YOUR TASK = Exclude images, then output the remaining data verbatim.
--- Start PROVIDED MATERIAL ---
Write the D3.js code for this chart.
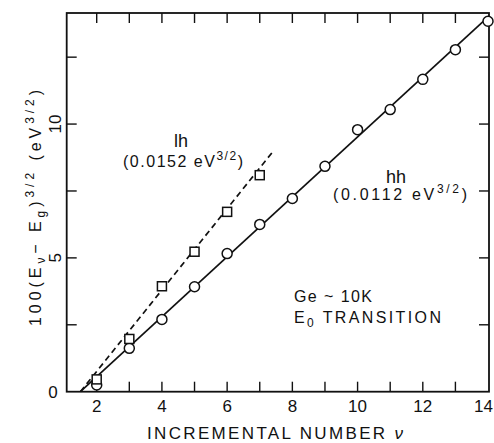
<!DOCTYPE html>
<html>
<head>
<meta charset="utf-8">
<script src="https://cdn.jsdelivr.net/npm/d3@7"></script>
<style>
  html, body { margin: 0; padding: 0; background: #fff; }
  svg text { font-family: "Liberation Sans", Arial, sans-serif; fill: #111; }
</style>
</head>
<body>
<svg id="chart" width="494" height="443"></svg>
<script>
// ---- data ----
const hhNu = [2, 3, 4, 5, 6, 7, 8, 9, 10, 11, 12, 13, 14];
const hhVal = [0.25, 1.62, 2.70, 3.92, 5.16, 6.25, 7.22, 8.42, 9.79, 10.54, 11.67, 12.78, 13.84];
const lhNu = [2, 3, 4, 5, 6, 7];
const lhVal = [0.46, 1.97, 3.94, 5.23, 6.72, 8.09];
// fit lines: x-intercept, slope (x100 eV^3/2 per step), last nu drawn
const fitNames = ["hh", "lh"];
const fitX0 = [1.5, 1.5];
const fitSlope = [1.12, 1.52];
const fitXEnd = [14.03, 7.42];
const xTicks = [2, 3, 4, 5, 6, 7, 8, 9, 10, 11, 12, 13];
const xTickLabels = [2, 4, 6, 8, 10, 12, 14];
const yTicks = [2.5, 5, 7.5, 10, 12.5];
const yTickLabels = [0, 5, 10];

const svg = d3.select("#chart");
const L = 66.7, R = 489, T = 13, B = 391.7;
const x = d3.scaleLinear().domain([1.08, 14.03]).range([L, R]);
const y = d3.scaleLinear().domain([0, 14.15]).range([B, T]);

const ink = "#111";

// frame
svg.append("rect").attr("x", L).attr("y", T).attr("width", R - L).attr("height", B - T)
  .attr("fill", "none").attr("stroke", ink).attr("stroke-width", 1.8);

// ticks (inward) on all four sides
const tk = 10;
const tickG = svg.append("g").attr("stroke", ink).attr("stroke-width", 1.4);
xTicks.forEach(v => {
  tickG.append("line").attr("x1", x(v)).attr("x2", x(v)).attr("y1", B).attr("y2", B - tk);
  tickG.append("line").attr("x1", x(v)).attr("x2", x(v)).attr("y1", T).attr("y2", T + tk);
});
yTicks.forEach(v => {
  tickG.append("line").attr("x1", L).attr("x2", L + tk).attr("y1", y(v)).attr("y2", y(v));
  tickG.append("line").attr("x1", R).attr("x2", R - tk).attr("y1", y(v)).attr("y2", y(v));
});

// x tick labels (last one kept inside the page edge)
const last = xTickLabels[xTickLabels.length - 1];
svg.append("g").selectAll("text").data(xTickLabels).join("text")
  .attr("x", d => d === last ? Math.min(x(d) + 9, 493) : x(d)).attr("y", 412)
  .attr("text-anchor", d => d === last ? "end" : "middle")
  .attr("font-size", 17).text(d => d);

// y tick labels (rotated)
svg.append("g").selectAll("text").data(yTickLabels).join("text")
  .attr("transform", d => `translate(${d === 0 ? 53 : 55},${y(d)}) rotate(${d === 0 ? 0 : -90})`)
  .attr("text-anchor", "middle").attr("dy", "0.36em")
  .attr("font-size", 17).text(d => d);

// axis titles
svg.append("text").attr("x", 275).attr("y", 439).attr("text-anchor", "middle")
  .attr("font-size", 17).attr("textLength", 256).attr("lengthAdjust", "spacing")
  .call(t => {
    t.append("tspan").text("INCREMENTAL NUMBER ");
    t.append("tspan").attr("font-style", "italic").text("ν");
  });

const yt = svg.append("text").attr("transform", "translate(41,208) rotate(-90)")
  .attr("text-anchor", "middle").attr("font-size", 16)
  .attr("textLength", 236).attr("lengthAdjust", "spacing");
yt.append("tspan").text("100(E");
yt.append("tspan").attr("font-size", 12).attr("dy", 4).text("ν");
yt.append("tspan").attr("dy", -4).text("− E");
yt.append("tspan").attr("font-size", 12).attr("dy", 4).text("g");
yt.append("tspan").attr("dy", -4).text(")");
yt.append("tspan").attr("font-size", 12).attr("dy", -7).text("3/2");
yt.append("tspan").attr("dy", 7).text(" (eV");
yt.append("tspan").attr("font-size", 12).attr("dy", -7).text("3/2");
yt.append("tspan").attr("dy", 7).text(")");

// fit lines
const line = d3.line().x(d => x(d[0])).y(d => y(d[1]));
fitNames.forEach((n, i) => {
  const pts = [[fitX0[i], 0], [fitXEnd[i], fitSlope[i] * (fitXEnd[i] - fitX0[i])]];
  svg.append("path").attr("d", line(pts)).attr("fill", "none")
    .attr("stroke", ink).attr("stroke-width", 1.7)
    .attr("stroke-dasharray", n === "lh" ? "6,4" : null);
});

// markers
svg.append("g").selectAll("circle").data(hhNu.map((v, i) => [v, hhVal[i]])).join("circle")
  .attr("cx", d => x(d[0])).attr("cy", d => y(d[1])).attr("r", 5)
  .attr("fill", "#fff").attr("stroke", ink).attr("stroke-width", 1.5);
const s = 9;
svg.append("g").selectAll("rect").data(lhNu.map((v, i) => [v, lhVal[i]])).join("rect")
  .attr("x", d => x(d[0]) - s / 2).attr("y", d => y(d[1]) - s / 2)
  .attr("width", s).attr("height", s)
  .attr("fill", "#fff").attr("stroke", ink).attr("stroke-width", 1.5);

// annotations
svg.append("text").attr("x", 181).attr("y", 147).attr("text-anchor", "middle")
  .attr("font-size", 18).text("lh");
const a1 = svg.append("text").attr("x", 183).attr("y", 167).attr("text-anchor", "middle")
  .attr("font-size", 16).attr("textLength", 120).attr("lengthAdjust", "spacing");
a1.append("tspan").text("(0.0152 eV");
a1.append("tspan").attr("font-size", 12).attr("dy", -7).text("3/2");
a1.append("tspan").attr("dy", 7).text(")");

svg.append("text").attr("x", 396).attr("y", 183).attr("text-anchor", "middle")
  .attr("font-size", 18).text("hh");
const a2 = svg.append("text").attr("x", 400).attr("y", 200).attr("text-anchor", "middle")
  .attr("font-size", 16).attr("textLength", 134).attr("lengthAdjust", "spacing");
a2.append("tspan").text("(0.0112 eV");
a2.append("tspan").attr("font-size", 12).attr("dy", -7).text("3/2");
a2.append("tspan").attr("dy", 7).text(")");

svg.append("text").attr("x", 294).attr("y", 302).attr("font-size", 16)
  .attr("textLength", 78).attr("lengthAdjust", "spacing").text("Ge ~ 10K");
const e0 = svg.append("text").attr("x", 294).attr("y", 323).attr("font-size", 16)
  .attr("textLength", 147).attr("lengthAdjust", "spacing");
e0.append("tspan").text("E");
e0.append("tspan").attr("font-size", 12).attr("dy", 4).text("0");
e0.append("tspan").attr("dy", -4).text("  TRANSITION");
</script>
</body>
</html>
--- End PROVIDED MATERIAL ---
RESULT OF THE TASK =
Write the D3.js code for this chart.
<!DOCTYPE html>
<html>
<head>
<meta charset="utf-8">
<script src="https://cdn.jsdelivr.net/npm/d3@7"></script>
<style>
  html, body { margin: 0; padding: 0; background: #fff; }
  svg text { font-family: "Liberation Sans", Arial, sans-serif; fill: #111; }
</style>
</head>
<body>
<svg id="chart" width="494" height="443"></svg>
<script>
// ---- data ----
const hhNu = [2, 3, 4, 5, 6, 7, 8, 9, 10, 11, 12, 13, 14];
const hhVal = [0.25, 1.62, 2.70, 3.92, 5.16, 6.25, 7.22, 8.42, 9.79, 10.54, 11.67, 12.78, 13.84];
const lhNu = [2, 3, 4, 5, 6, 7];
const lhVal = [0.46, 1.97, 3.94, 5.23, 6.72, 8.09];
// fit lines: x-intercept, slope (x100 eV^3/2 per step), last nu drawn
const fitNames = ["hh", "lh"];
const fitX0 = [1.5, 1.5];
const fitSlope = [1.12, 1.52];
const fitXEnd = [14.03, 7.42];
const xTicks = [2, 3, 4, 5, 6, 7, 8, 9, 10, 11, 12, 13];
const xTickLabels = [2, 4, 6, 8, 10, 12, 14];
const yTicks = [2.5, 5, 7.5, 10, 12.5];
const yTickLabels = [0, 5, 10];

const svg = d3.select("#chart");
const L = 66.7, R = 489, T = 13, B = 391.7;
const x = d3.scaleLinear().domain([1.08, 14.03]).range([L, R]);
const y = d3.scaleLinear().domain([0, 14.15]).range([B, T]);

const ink = "#111";

// frame
svg.append("rect").attr("x", L).attr("y", T).attr("width", R - L).attr("height", B - T)
  .attr("fill", "none").attr("stroke", ink).attr("stroke-width", 1.8);

// ticks (inward) on all four sides
const tk = 10;
const tickG = svg.append("g").attr("stroke", ink).attr("stroke-width", 1.4);
xTicks.forEach(v => {
  tickG.append("line").attr("x1", x(v)).attr("x2", x(v)).attr("y1", B).attr("y2", B - tk);
  tickG.append("line").attr("x1", x(v)).attr("x2", x(v)).attr("y1", T).attr("y2", T + tk);
});
yTicks.forEach(v => {
  tickG.append("line").attr("x1", L).attr("x2", L + tk).attr("y1", y(v)).attr("y2", y(v));
  tickG.append("line").attr("x1", R).attr("x2", R - tk).attr("y1", y(v)).attr("y2", y(v));
});

// x tick labels (last one kept inside the page edge)
const last = xTickLabels[xTickLabels.length - 1];
svg.append("g").selectAll("text").data(xTickLabels).join("text")
  .attr("x", d => d === last ? Math.min(x(d) + 9, 493) : x(d)).attr("y", 412)
  .attr("text-anchor", d => d === last ? "end" : "middle")
  .attr("font-size", 17).text(d => d);

// y tick labels (rotated)
svg.append("g").selectAll("text").data(yTickLabels).join("text")
  .attr("transform", d => `translate(${d === 0 ? 53 : 55},${y(d)}) rotate(${d === 0 ? 0 : -90})`)
  .attr("text-anchor", "middle").attr("dy", "0.36em")
  .attr("font-size", 17).text(d => d);

// axis titles
svg.append("text").attr("x", 275).attr("y", 439).attr("text-anchor", "middle")
  .attr("font-size", 17).attr("textLength", 256).attr("lengthAdjust", "spacing")
  .call(t => {
    t.append("tspan").text("INCREMENTAL NUMBER ");
    t.append("tspan").attr("font-style", "italic").text("ν");
  });

const yt = svg.append("text").attr("transform", "translate(41,208) rotate(-90)")
  .attr("text-anchor", "middle").attr("font-size", 16)
  .attr("textLength", 236).attr("lengthAdjust", "spacing");
yt.append("tspan").text("100(E");
yt.append("tspan").attr("font-size", 12).attr("dy", 4).text("ν");
yt.append("tspan").attr("dy", -4).text("− E");
yt.append("tspan").attr("font-size", 12).attr("dy", 4).text("g");
yt.append("tspan").attr("dy", -4).text(")");
yt.append("tspan").attr("font-size", 12).attr("dy", -7).text("3/2");
yt.append("tspan").attr("dy", 7).text(" (eV");
yt.append("tspan").attr("font-size", 12).attr("dy", -7).text("3/2");
yt.append("tspan").attr("dy", 7).text(")");

// fit lines
const line = d3.line().x(d => x(d[0])).y(d => y(d[1]));
fitNames.forEach((n, i) => {
  const pts = [[fitX0[i], 0], [fitXEnd[i], fitSlope[i] * (fitXEnd[i] - fitX0[i])]];
  svg.append("path").attr("d", line(pts)).attr("fill", "none")
    .attr("stroke", ink).attr("stroke-width", 1.7)
    .attr("stroke-dasharray", n === "lh" ? "6,4" : null);
});

// markers
svg.append("g").selectAll("circle").data(hhNu.map((v, i) => [v, hhVal[i]])).join("circle")
  .attr("cx", d => x(d[0])).attr("cy", d => y(d[1])).attr("r", 5)
  .attr("fill", "#fff").attr("stroke", ink).attr("stroke-width", 1.5);
const s = 9;
svg.append("g").selectAll("rect").data(lhNu.map((v, i) => [v, lhVal[i]])).join("rect")
  .attr("x", d => x(d[0]) - s / 2).attr("y", d => y(d[1]) - s / 2)
  .attr("width", s).attr("height", s)
  .attr("fill", "#fff").attr("stroke", ink).attr("stroke-width", 1.5);

// annotations
svg.append("text").attr("x", 181).attr("y", 147).attr("text-anchor", "middle")
  .attr("font-size", 18).text("lh");
const a1 = svg.append("text").attr("x", 183).attr("y", 167).attr("text-anchor", "middle")
  .attr("font-size", 16).attr("textLength", 120).attr("lengthAdjust", "spacing");
a1.append("tspan").text("(0.0152 eV");
a1.append("tspan").attr("font-size", 12).attr("dy", -7).text("3/2");
a1.append("tspan").attr("dy", 7).text(")");

svg.append("text").attr("x", 396).attr("y", 183).attr("text-anchor", "middle")
  .attr("font-size", 18).text("hh");
const a2 = svg.append("text").attr("x", 400).attr("y", 200).attr("text-anchor", "middle")
  .attr("font-size", 16).attr("textLength", 134).attr("lengthAdjust", "spacing");
a2.append("tspan").text("(0.0112 eV");
a2.append("tspan").attr("font-size", 12).attr("dy", -7).text("3/2");
a2.append("tspan").attr("dy", 7).text(")");

svg.append("text").attr("x", 294).attr("y", 302).attr("font-size", 16)
  .attr("textLength", 78).attr("lengthAdjust", "spacing").text("Ge ~ 10K");
const e0 = svg.append("text").attr("x", 294).attr("y", 323).attr("font-size", 16)
  .attr("textLength", 147).attr("lengthAdjust", "spacing");
e0.append("tspan").text("E");
e0.append("tspan").attr("font-size", 12).attr("dy", 4).text("0");
e0.append("tspan").attr("dy", -4).text("  TRANSITION");
</script>
</body>
</html>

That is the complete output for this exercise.